José Tomás.La paradoja estriba en que los juegos contemporáneos se parecen cada vez más a los antiguos, pero sin machismo, racismo u homoerotismo obligatorio. Además, los deportistas de ahora duran más años, y los que pierden reciben su medalla de consolación o un diploma olímpico. Igual que antes, los entrenadores son quienes cortan el bacalao, y el deporte de elite es, como antaño, una actividad muy lucrativa. Ricos y pobres, listos y tontos se esfuerzan por llegar más alto y más lejos y de paso comprarse un Mercedes, como los toreros de antes. Que a éstos, que se juegan la vida, les echen piropos y a los deportistas les insulten revela un nivel de sadismo bastante preocupante, casi tan terrible como el de los espectadores de Olimpia. Adivina adivinanza: ¿en qué se diferencian José Tomás y Michael Phelps? En que Michael vivirá para contarlo.
 
Por lo demás, la distinción entre amateurs y profesionales fue una sandez más de Coubertin, quien prohibió a los remeros profesionales participar en las regatas para que no vieran a sus amigos desnudos en el vestuario (y se partieran de risa al comparar). Fue a partir de la introducción de criterios empresariales –patrocinios, donaciones, etc.– que el deporte se democratizó y abrió a todas las clases sociales, igual que en Grecia. Allí, los entrenadores invertían dinero propio y ajeno en sus atletas y luego lo recuperaban organizando competiciones por la región.
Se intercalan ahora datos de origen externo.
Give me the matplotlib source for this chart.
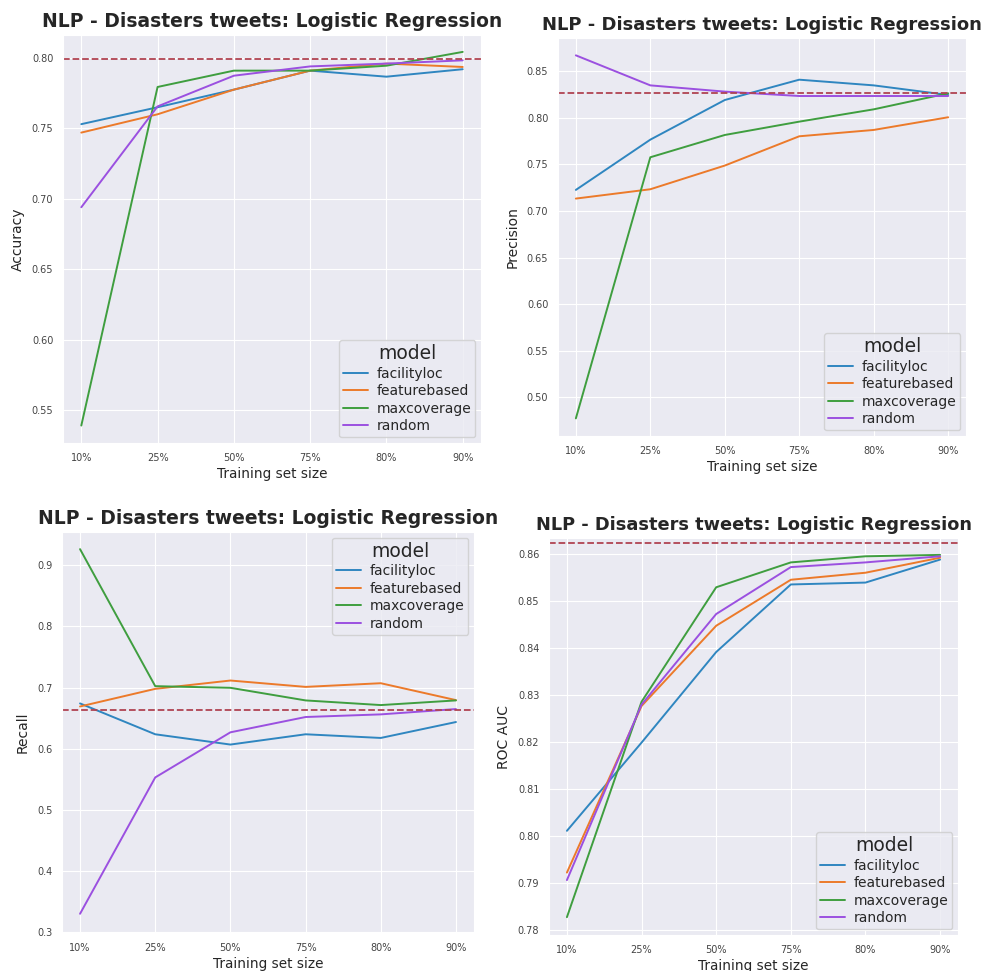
import matplotlib
matplotlib.use("Agg")
import matplotlib.pyplot as plt
import seaborn as sns
import numpy as np

sns.set_style("darkgrid")
plt.rcParams['font.family'] = ['DejaVu Sans']

sizes = ["10%", "25%", "50%", "75%", "80%", "90%"]
models = ["facilityloc", "featurebased", "maxcoverage", "random"]
colors = ["#2f86c0", "#ec7a2a", "#3f9e3f", "#9b50e0"]

# Accuracy
acc_facilityloc = [0.753, 0.765, 0.7775, 0.791, 0.7867, 0.792]
acc_featurebased = [0.747, 0.760, 0.7775, 0.791, 0.796, 0.7936]
acc_maxcoverage = [0.539, 0.7794, 0.791, 0.791, 0.7945, 0.8043]
acc_random = [0.694, 0.7656, 0.7874, 0.794, 0.796, 0.7983]
acc_baseline = 0.7993

# Precision
prec_facilityloc = [0.7225, 0.7764, 0.8189, 0.8407, 0.8346, 0.8243]
prec_featurebased = [0.7132, 0.7232, 0.7486, 0.780, 0.7868, 0.8004]
prec_maxcoverage = [0.4775, 0.7575, 0.7814, 0.7957, 0.8089, 0.8261]
prec_random = [0.8668, 0.8346, 0.8279, 0.8232, 0.8232, 0.8232]
prec_baseline = 0.8268

# Recall
rec_facilityloc = [0.674, 0.6236, 0.6068, 0.6236, 0.6176, 0.6436]
rec_featurebased = [0.669, 0.6978, 0.7114, 0.701, 0.707, 0.6794]
rec_maxcoverage = [0.926, 0.7022, 0.6995, 0.6789, 0.6713, 0.6789]
rec_random = [0.3304, 0.5531, 0.6268, 0.6518, 0.6561, 0.6648]
rec_baseline = 0.6626

# ROC AUC
auc_facilityloc = [0.8011, 0.8199, 0.8392, 0.8536, 0.8540, 0.8589]
auc_featurebased = [0.7922, 0.8277, 0.8448, 0.8546, 0.8561, 0.8593]
auc_maxcoverage = [0.7827, 0.8286, 0.8530, 0.8583, 0.8596, 0.8599]
auc_random = [0.7906, 0.8280, 0.8473, 0.8573, 0.8583, 0.8596]
auc_baseline = 0.8624

W, H = 984, 971
fig = plt.figure(figsize=(W / 100, H / 100), dpi=100)


def add_ax(x0, y0, x1, y1):
    return fig.add_axes([x0 / W, 1 - y1 / H, (x1 - x0) / W, (y1 - y0) / H])


panels = [
    # (box, ylabel, series, baseline, ylim, ticks, fmt, legend loc, title size)
    ((63, 35, 481, 443), "Accuracy",
     [acc_facilityloc, acc_featurebased, acc_maxcoverage, acc_random],
     acc_baseline, (0.5266, 0.8163), np.arange(0.55, 0.801, 0.05), "{:.2f}", "lower right", 13.5),
    ((558, 38, 966, 436), "Precision",
     [prec_facilityloc, prec_featurebased, prec_maxcoverage, prec_random],
     prec_baseline, (0.4586, 0.8854), np.arange(0.50, 0.851, 0.05), "{:.2f}", "lower right", 13.0),
    ((62, 532, 474, 933), "Recall",
     [rec_facilityloc, rec_featurebased, rec_maxcoverage, rec_random],
     rec_baseline, (0.299, 0.954), np.arange(0.3, 0.91, 0.1), "{:.1f}", "upper right", 13.5),
    ((549, 538, 958, 935), "ROC AUC",
     [auc_facilityloc, auc_featurebased, auc_maxcoverage, auc_random],
     auc_baseline, (0.7789, 0.8635), np.arange(0.78, 0.8601, 0.01), "{:.2f}", "lower right", 12.8),
]

x = np.arange(len(sizes))
for box, ylabel, series, base, ylim, ticks, fmt, loc, tsize in panels:
    ax = add_ax(*box)
    for name, vals, c in zip(models, series, colors):
        ax.plot(x, vals, color=c, lw=1.4, label=name)
    ax.axhline(base, color="#b04352", ls="--", lw=1.3)
    ax.set_xlim(-0.24, 5.24)
    ax.set_ylim(*ylim)
    ax.set_xticks(x)
    ax.set_xticklabels(sizes)
    ax.set_yticks(ticks)
    ax.set_yticklabels([fmt.format(t) for t in ticks])
    ax.tick_params(axis="both", labelsize=7, labelcolor="#444444", pad=7, length=0)
    ax.set_xlabel("Training set size", fontsize=9.8, color="#262626", labelpad=3)
    ax.set_ylabel(ylabel, fontsize=10, color="#262626", labelpad=5)
    ax.set_title("NLP - Disasters tweets: Logistic Regression", fontsize=tsize,
                 fontweight="bold", color="#262626", pad=6)
    leg = ax.legend(title="model", loc=loc, fontsize=10, title_fontsize=13.5,
                    handlelength=1.8, borderaxespad=0.4, labelspacing=0.25,
                    handletextpad=0.6, borderpad=0.3)

fig.savefig("out.png", dpi=100)
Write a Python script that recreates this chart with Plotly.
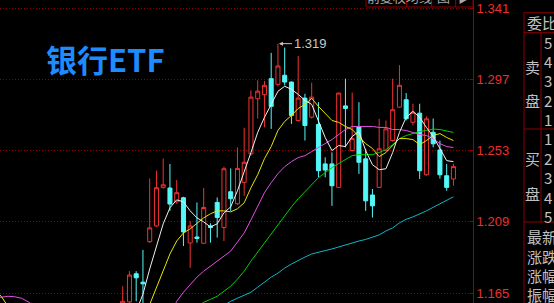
import plotly.graph_objects as go

# ---------------- data ----------------
idx = list(range(50))
opens = [1.154, 1.1596, 1.1770, 1.1718, 1.1968, 1.2065, 1.2303, 1.2299, 1.2214, 1.2239,
         1.1960, 1.1997, 1.1958, 1.2065, 1.2210, 1.2055, 1.2276, 1.2202, 1.2334, 1.2510,
         1.2850, 1.2875, 1.2974, 1.2939, 1.2995, 1.2953, 1.2716, 1.2854, 1.2736, 1.2691,
         1.2448, 1.2448, 1.2303, 1.2806, 1.2530, 1.2679, 1.2479, 1.2256, 1.2303, 1.2530,
         1.2592, 1.2798, 1.2844, 1.2705, 1.2761, 1.2381, 1.2643, 1.2534, 1.2375, 1.2355]
highs = [1.1693, 1.1786, 1.1786, 1.1917, 1.2358, 1.2406, 1.2481, 1.2448, 1.2348, 1.2245,
         1.2096, 1.2210, 1.2299, 1.2082, 1.2241, 1.2431, 1.2420, 1.2550, 1.2671, 1.2902,
         1.2964, 1.2960, 1.3133, 1.3190, 1.3166, 1.2956, 1.3113, 1.2881, 1.2949, 1.2829,
         1.2489, 1.2519, 1.2887, 1.2974, 1.2888, 1.2829, 1.2541, 1.2293, 1.2726, 1.2716,
         1.2974, 1.3057, 1.2885, 1.2819, 1.2819, 1.2741, 1.2728, 1.2592, 1.2448, 1.2448]
lows = [1.151, 1.1582, 1.1600, 1.1582, 1.1960, 1.2059, 1.2295, 1.2158, 1.2202, 1.1941,
        1.1807, 1.1962, 1.1955, 1.1962, 1.1993, 1.1972, 1.2158, 1.2195, 1.2251, 1.2499,
        1.2728, 1.2674, 1.2664, 1.2927, 1.2933, 1.2695, 1.2710, 1.2592, 1.2728, 1.2365,
        1.2365, 1.2189, 1.2300, 1.2550, 1.2525, 1.2386, 1.2158, 1.2117, 1.2300, 1.2525,
        1.2585, 1.2795, 1.2716, 1.2685, 1.2355, 1.2375, 1.2550, 1.2357, 1.2282, 1.2313]
closes = [1.160, 1.1762, 1.1745, 1.1708, 1.2053, 1.2301, 1.2319, 1.2200, 1.2270, 1.2028,
          1.2065, 1.1988, 1.2179, 1.2055, 1.2117, 1.2418, 1.2233, 1.2420, 1.2458, 1.2860,
          1.2897, 1.2933, 1.2803, 1.3052, 1.2953, 1.2747, 1.2854, 1.2685, 1.2860, 1.2406,
          1.2410, 1.2313, 1.2885, 1.2790, 1.2604, 1.2458, 1.2220, 1.2189, 1.2541, 1.2664,
          1.2782, 1.2933, 1.2727, 1.2767, 1.2406, 1.2726, 1.2572, 1.2381, 1.2303, 1.2431]

ma5_start = 2
ma5 = [1.1538, 1.1644, 1.1799, 1.1941, 1.2078, 1.2177, 1.2226, 1.2214, 1.2158, 1.2115,
       1.2090, 1.2059, 1.2078, 1.2146, 1.2183, 1.2282, 1.2394, 1.2518, 1.2642, 1.2735,
       1.2815, 1.2896, 1.2927, 1.2908, 1.2877, 1.2840, 1.2815, 1.2710, 1.2611, 1.2530,
       1.2561, 1.2555, 1.2617, 1.2648, 1.2530, 1.2443, 1.2412, 1.2418, 1.2518, 1.2642,
       1.2735, 1.2772, 1.2735, 1.2673, 1.2617, 1.2543, 1.2468, 1.2462]

ma10_left_start = -19
ma10_left = [1.1669, 1.1631, 1.1569]
ma10_start = 3
ma10 = [1.1477, 1.1582, 1.1675, 1.1780, 1.1892, 1.1972, 1.2022, 1.2047, 1.2084, 1.2115,
        1.2140, 1.2158, 1.2158, 1.2152, 1.2171, 1.2208, 1.2301, 1.2381, 1.2480, 1.2555,
        1.2654, 1.2710, 1.2747, 1.2790, 1.2815, 1.2852, 1.2803, 1.2759, 1.2716, 1.2704,
        1.2679, 1.2660, 1.2617, 1.2573, 1.2543, 1.2493, 1.2518, 1.2561, 1.2604, 1.2604,
        1.2598, 1.2567, 1.2592, 1.2623, 1.2635, 1.2611, 1.2592]

ma20_left_start = -19
ma20_left = [1.1625, 1.1625, 1.1631, 1.1628, 1.1619, 1.1597, 1.1569, 1.1526]
ma20_start = 7
ma20 = [1.1508, 1.1600, 1.1656, 1.1706, 1.1749, 1.1786, 1.1817, 1.1848, 1.1879, 1.1910,
        1.1966, 1.2022, 1.2102, 1.2189, 1.2270, 1.2332, 1.2388, 1.2431, 1.2462, 1.2487,
        1.2499, 1.2524, 1.2549, 1.2573, 1.2598, 1.2629, 1.2660, 1.2679, 1.2679, 1.2679,
        1.2679, 1.2673, 1.2673, 1.2660, 1.2660, 1.2654, 1.2642, 1.2629, 1.2623, 1.2604,
        1.2573, 1.2555, 1.2549]

ma30_start = 11
ma30 = [1.1563, 1.1594, 1.1612, 1.1631, 1.1662, 1.1693, 1.1737, 1.1786, 1.1848, 1.1904,
        1.1966, 1.2022, 1.2078, 1.2127, 1.2183, 1.2233, 1.2276, 1.2319, 1.2363, 1.2394,
        1.2425, 1.2450, 1.2474, 1.2499, 1.2505, 1.2505, 1.2505, 1.2518, 1.2536, 1.2567,
        1.2604, 1.2623, 1.2635, 1.2648, 1.2654, 1.2663, 1.2660, 1.2651, 1.2642]

ma60_start = 14
ma60 = [1.1551, 1.1576, 1.1600, 1.1619, 1.1637, 1.1656, 1.1687, 1.1718, 1.1749, 1.1774,
        1.1805, 1.1830, 1.1854, 1.1873, 1.1892, 1.1904, 1.1913, 1.1923, 1.1935, 1.1951,
        1.1960, 1.1972, 1.1982, 1.1994, 1.2010, 1.2034, 1.2053, 1.2084, 1.2106, 1.2121,
        1.2137, 1.2158, 1.2180, 1.2201, 1.2223, 1.2245]

price_ticks = [1.165, 1.209, 1.253, 1.297, 1.341]
peak_label = 1.319
peak_index = 23
title_text = "银行ETF"
buttons = ["前复权", "均线", "图", "▶"]
panel_rows = ["最新", "涨跌", "涨幅", "振幅"]

# ---------------- styling ----------------
RED = "#F03232"
CYAN = "#54F8F8"
DARKRED = "#8B0000"
GRAY = "#C0C0C0"
PW, PH = 473, 303


def px(x):
    return x / PW


def py(y):
    return 1 - y / PH


fig = go.Figure()
fig.add_trace(go.Candlestick(
    x=idx, open=opens, high=highs, low=lows, close=closes,
    increasing=dict(line=dict(color=RED, width=1), fillcolor="#000000"),
    decreasing=dict(line=dict(color=CYAN, width=1), fillcolor=CYAN),
    whiskerwidth=0, hoverinfo="skip"))


def add_line(start, vals, color):
    fig.add_trace(go.Scatter(x=list(range(start, start + len(vals))), y=vals, mode="lines",
                             line=dict(color=color, width=1), hoverinfo="skip"))


add_line(ma60_start, ma60, "#12B4C8")
add_line(ma30_start, ma30, "#00D000")
add_line(ma20_left_start, ma20_left, "#E050E0")
add_line(ma20_start, ma20, "#E050E0")
add_line(ma10_left_start, ma10_left, "#E6E600")
add_line(ma10_start, ma10, "#E6E600")
add_line(ma5_start, ma5, "#F0F0F0")

y_top = 1.341 + 8 * 0.044 / 71.3
y_bot = 1.341 - 295 * 0.044 / 71.3

fig.update_layout(
    width=554, height=303, margin=dict(l=0, r=81, t=0, b=0),
    paper_bgcolor="#000000", plot_bgcolor="#000000", showlegend=False,
    boxgap=0.15,
    xaxis=dict(range=[-18.18, 51.9], visible=False, rangeslider=dict(visible=False),
               fixedrange=True),
    yaxis=dict(side="right", range=[y_bot, y_top], tickvals=price_ticks,
               ticktext=["%.3f" % v for v in price_ticks],
               tickfont=dict(family="Liberation Sans, Arial", size=13, color="#E83030"),
               showgrid=True, gridcolor="#900000", griddash="1px,2px", gridwidth=1,
               showline=True, linecolor="#9A0000", linewidth=1,
               ticks="inside", ticklen=3, tickcolor="#9A0000",
               zeroline=False, fixedrange=True),
)

shapes = []
# top buttons
bx = [366, 406.7, 431.7, 455.7, 473]
for i in range(4):
    shapes.append(dict(type="rect", xref="paper", yref="paper",
                       x0=px(bx[i]), x1=px(bx[i + 1]), y0=py(7), y1=py(-3),
                       line=dict(color=DARKRED, width=1), fillcolor="#000000", layer="above"))
# right panel
for (x0, y0, x1, y1) in [(524, 12.7, 524, 303), (524, 12.7, 560, 12.7), (524, 32.7, 560, 32.7),
                         (541, 32.7, 541, 222), (524, 129, 560, 129), (524, 222, 560, 222)]:
    shapes.append(dict(type="line", xref="paper", yref="paper", x0=px(x0), x1=px(x1),
                       y0=py(y0), y1=py(y1), line=dict(color=DARKRED, width=1)))
fig.update_layout(shapes=shapes)

ann = []
ann.append(dict(xref="paper", yref="paper", x=px(105), y=py(58.5), text="<b>%s</b>" % title_text,
                showarrow=False, font=dict(family="Noto Sans CJK SC", size=31, color="#1E8CFF"),
                xanchor="center", yanchor="middle"))
ann.append(dict(xref="x", yref="y", x=peak_index, y=peak_label, text="%.3f" % peak_label,
                showarrow=True, ax=14, ay=0, xanchor="left", arrowhead=2, arrowsize=0.8,
                arrowwidth=1, arrowcolor="#C8C8C8", standoff=1,
                font=dict(family="Liberation Sans, Arial", size=13, color="#C8C8C8")))
for i, t in enumerate(buttons):
    ann.append(dict(xref="paper", yref="paper", x=px((bx[i] + bx[i + 1]) / 2), y=py(-3.5),
                    text=t, showarrow=False, xanchor="center", yanchor="middle",
                    font=dict(family="Noto Sans CJK SC", size=13, color="#A8A8A8")))


def ptxt(x, y, t, anchor="left", size=15):
    ann.append(dict(xref="paper", yref="paper", x=px(x), y=py(y), text=t, showarrow=False,
                    xanchor=anchor, yanchor="middle",
                    font=dict(family="Noto Sans CJK SC", size=size, color=GRAY)))


ptxt(525, 22.7, "委比")
ptxt(532.5, 66.7, "卖", "center")
ptxt(532.5, 100, "盘", "center")
ptxt(532.5, 158, "买", "center")
ptxt(532.5, 193, "盘", "center")
for n, yy in zip(["5", "4", "3", "2", "1"], [42.7, 61.7, 80.7, 100, 119.3]):
    ptxt(547.5, yy, n, "center", 15)
for n, yy in zip(["1", "2", "3", "4", "5"], [138.3, 158, 177.5, 197, 216.5]):
    ptxt(547.5, yy, n, "center", 15)
for t, yy in zip(panel_rows, [236, 256, 275, 294]):
    ptxt(525, yy, t)
fig.update_layout(annotations=ann)

fig.write_html("out.html", config={"displayModeBar": False})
Ahora es lo mismo, pero a nivel global y con derechos de televisión.
 
Por cierto, lo de que las Olimpiadas traían consigo una tregua universal es un embuste inventado por el COI y propagado por los soviéticos para que no les echasen en cara la invasión de Afganistán. La célebre paz consistía en un salvoconducto para los atletas y los espectadores. Ahí quedaba todo.
 
¿Y el doping? Entonces no había. Se ponían hasta arriba de drogas y a nadie se le ocurría protestar. Dada la brutalidad reinante, no me extraña que recurrieran a brebajes para aguantar los golpes. El tongo también lo inventaron los griegos, así como las multas por saltarse las reglas. Lo que no se hacía entonces era comprar los votos de los jueces ("Tú país gana esta prueba y el mío la otra"), ni pujar por el lugar de celebración de las competiciones. Pero vamos, que, como hemos visto, tampoco es que los antiguos fueran un dechado de virtudes. ¿Quién fue uno de los deportistas más laureados de los Juegos de la Antigüedad? El emperador Nerón, que no era griego, sino un invasor romano.
 
Mercantilismo, exhibicionismo, temeridad.... y valor, esfuerzo, esperanza, resistencia al dolor y heroísmo. Y también derrota y aceptación de las propias limitaciones. Al menos, ahora el fracaso no se paga con la vida. ¡Viva las Olimpiadas! ¡Abajo los coubertin de todos los partidos!